Given instruction: From the first line of the data below through the line bearing "import matplotlib.pyplot as plt", reproduce each line exactly; do not include pictures.

Given data:
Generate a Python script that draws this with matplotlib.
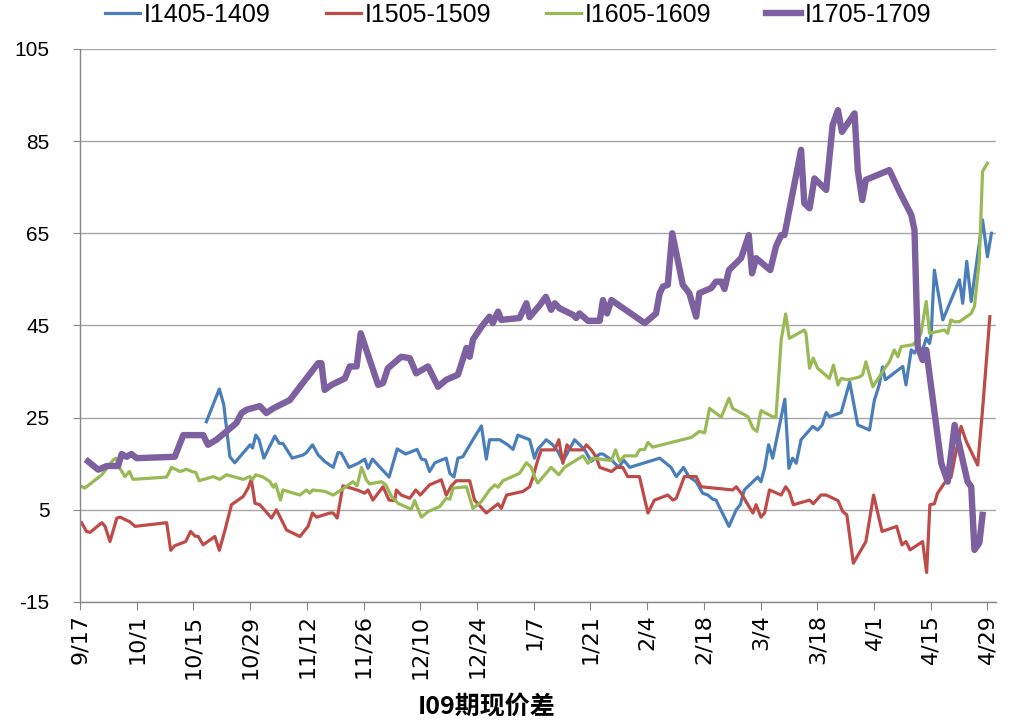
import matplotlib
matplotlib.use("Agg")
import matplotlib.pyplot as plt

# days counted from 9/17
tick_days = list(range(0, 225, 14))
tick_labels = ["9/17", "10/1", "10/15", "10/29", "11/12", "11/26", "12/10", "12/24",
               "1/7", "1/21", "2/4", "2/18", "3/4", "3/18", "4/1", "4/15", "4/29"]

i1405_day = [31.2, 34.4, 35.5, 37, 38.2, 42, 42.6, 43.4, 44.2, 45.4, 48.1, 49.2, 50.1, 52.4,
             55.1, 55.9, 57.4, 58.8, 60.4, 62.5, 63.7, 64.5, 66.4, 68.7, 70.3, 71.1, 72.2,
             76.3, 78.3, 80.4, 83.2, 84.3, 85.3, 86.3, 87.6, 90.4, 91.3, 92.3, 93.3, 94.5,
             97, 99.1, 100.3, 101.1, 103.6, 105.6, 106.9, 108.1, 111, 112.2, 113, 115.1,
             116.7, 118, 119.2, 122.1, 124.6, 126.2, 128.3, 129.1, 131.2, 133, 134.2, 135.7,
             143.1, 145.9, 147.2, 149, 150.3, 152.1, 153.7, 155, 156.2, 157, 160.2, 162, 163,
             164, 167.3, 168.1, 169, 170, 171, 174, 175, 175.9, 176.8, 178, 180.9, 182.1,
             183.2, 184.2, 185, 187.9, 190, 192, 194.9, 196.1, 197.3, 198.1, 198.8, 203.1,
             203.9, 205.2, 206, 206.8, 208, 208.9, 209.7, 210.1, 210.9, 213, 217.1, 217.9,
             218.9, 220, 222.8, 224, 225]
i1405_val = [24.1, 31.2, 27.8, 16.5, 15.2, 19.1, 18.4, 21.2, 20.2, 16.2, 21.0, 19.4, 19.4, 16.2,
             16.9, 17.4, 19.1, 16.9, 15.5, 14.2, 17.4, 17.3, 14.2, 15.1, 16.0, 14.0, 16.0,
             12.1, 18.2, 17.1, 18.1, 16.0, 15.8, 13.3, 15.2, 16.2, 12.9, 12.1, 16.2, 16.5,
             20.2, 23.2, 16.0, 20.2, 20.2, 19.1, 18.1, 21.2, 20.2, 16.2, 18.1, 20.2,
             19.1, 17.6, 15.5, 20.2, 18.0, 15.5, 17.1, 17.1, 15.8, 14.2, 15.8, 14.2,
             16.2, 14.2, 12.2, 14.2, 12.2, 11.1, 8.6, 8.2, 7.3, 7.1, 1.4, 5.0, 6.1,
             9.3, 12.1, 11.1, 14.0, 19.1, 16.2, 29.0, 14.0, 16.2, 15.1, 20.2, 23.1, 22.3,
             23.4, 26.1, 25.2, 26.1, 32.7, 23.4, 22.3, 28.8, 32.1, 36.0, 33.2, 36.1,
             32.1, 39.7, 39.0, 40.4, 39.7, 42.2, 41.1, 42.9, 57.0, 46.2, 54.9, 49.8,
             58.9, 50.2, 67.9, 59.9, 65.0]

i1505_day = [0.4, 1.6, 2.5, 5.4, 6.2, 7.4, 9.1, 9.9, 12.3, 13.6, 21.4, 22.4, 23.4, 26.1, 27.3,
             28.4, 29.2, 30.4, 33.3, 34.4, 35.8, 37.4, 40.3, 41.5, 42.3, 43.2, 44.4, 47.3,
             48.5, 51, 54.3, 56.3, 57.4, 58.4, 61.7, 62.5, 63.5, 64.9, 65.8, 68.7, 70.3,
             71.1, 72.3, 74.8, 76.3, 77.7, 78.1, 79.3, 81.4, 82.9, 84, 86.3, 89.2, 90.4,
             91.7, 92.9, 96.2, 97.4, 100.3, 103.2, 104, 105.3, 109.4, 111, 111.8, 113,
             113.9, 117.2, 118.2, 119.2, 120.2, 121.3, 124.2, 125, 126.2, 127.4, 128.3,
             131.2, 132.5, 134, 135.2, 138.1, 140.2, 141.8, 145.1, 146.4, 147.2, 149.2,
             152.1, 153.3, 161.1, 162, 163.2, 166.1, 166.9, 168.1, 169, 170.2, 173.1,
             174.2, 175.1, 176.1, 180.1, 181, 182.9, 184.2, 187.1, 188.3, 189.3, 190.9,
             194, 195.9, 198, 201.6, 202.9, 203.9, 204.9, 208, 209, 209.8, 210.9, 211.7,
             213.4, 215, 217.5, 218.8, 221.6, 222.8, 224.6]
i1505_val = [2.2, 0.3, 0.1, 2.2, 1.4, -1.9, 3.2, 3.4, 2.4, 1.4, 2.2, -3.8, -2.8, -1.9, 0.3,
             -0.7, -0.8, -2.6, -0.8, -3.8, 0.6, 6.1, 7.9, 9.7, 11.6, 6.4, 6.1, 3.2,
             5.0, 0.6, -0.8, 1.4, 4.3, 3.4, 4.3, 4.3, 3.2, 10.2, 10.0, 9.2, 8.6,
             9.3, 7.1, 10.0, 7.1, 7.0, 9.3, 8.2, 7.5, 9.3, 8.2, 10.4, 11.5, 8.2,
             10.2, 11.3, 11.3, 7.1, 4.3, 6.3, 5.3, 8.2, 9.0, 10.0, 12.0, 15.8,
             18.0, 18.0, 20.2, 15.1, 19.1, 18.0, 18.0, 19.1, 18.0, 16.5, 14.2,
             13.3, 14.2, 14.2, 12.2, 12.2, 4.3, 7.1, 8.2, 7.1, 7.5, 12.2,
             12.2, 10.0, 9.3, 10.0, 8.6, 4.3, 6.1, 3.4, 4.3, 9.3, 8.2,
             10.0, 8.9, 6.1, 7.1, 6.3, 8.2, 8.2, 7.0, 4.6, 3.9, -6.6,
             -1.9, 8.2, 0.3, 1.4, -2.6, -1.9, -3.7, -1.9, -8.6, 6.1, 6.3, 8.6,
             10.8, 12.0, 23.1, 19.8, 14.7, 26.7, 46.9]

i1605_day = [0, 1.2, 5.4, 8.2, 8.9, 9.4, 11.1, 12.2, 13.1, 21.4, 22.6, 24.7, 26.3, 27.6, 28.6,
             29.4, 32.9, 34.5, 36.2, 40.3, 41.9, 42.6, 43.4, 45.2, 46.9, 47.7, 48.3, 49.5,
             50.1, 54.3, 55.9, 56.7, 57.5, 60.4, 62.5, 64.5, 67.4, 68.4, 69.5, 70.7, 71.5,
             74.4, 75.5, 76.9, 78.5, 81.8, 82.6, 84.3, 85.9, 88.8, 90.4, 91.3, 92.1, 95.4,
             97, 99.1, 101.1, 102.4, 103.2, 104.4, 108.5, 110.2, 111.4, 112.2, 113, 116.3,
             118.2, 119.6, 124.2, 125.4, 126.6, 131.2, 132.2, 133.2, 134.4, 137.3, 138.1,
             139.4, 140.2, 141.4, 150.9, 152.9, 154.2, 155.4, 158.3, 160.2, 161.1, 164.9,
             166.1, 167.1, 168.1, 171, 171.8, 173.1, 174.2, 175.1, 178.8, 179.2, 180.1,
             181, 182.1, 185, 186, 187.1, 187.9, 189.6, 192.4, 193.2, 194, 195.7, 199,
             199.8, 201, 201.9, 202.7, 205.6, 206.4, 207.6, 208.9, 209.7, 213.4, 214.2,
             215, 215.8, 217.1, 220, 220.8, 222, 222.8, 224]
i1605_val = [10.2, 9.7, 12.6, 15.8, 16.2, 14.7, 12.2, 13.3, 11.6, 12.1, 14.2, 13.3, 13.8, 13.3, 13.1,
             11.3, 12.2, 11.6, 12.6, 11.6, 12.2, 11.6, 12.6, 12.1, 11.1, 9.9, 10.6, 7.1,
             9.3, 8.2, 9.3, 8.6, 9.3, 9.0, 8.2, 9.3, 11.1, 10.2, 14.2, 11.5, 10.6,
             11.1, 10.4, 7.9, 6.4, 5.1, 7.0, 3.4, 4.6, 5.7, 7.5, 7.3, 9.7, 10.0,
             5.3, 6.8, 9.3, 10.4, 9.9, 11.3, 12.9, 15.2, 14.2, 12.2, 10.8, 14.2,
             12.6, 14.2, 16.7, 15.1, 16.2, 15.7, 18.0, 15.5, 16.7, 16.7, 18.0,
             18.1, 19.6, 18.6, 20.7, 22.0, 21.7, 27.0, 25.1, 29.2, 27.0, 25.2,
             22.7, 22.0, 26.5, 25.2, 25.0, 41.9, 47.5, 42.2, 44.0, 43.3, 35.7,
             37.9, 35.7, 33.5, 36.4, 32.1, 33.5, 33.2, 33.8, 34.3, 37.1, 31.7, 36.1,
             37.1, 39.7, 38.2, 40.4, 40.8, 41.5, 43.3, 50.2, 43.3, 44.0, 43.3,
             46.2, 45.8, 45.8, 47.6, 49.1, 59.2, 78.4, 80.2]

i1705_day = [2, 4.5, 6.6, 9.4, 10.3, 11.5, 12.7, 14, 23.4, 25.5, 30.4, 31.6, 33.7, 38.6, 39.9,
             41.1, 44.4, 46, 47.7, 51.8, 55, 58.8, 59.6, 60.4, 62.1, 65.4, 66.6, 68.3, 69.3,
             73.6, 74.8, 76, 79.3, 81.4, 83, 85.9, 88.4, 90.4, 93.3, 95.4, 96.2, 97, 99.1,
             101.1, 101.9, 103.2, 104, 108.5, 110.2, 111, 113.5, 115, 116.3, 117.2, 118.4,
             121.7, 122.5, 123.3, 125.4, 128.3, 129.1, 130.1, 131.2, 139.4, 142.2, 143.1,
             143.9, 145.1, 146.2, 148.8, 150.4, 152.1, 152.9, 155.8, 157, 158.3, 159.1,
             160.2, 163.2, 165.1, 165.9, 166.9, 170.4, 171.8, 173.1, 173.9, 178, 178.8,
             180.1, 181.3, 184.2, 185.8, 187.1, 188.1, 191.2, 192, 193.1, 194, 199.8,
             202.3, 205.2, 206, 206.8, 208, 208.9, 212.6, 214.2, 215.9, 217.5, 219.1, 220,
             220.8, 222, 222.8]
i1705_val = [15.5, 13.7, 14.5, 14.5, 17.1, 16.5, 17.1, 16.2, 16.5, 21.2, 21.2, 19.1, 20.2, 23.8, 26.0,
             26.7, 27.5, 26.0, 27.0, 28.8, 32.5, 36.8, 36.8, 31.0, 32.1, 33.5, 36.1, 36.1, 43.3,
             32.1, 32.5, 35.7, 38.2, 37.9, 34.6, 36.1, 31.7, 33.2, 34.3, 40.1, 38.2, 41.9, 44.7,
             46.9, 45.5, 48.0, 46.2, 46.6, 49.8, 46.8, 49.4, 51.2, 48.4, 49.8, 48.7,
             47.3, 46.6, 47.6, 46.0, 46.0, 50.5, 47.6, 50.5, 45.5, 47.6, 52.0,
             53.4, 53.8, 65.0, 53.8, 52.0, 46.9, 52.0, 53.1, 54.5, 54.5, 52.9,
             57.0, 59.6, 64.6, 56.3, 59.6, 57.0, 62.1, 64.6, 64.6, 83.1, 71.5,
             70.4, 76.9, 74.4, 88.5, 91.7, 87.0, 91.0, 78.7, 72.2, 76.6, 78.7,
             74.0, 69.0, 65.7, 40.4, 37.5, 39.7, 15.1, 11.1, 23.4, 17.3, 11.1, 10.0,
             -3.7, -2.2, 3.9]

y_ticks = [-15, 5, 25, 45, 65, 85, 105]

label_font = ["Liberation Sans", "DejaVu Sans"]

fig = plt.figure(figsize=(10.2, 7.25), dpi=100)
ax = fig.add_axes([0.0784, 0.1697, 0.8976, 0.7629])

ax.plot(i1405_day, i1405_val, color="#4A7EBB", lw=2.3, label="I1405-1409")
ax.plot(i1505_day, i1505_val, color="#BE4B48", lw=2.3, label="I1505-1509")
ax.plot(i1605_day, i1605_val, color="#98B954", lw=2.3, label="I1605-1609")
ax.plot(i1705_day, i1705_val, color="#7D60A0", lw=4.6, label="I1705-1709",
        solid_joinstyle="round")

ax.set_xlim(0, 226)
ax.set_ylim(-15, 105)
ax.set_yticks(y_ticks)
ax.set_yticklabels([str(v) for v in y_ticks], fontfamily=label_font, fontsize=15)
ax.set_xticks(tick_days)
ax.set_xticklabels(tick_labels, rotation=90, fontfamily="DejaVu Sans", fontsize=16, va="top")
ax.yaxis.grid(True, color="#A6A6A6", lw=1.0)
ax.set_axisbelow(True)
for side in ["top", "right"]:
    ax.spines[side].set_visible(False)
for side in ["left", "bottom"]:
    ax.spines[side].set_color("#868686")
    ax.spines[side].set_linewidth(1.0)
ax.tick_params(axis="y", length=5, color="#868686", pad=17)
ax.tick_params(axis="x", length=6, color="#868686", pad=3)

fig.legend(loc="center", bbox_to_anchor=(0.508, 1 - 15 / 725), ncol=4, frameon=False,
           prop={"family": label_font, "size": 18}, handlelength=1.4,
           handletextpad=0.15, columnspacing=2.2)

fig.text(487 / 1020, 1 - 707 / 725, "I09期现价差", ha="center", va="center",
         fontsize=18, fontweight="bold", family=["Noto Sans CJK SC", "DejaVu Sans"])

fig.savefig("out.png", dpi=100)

Result:
Generate a Python script that draws this with matplotlib.
import matplotlib
matplotlib.use("Agg")
import matplotlib.pyplot as plt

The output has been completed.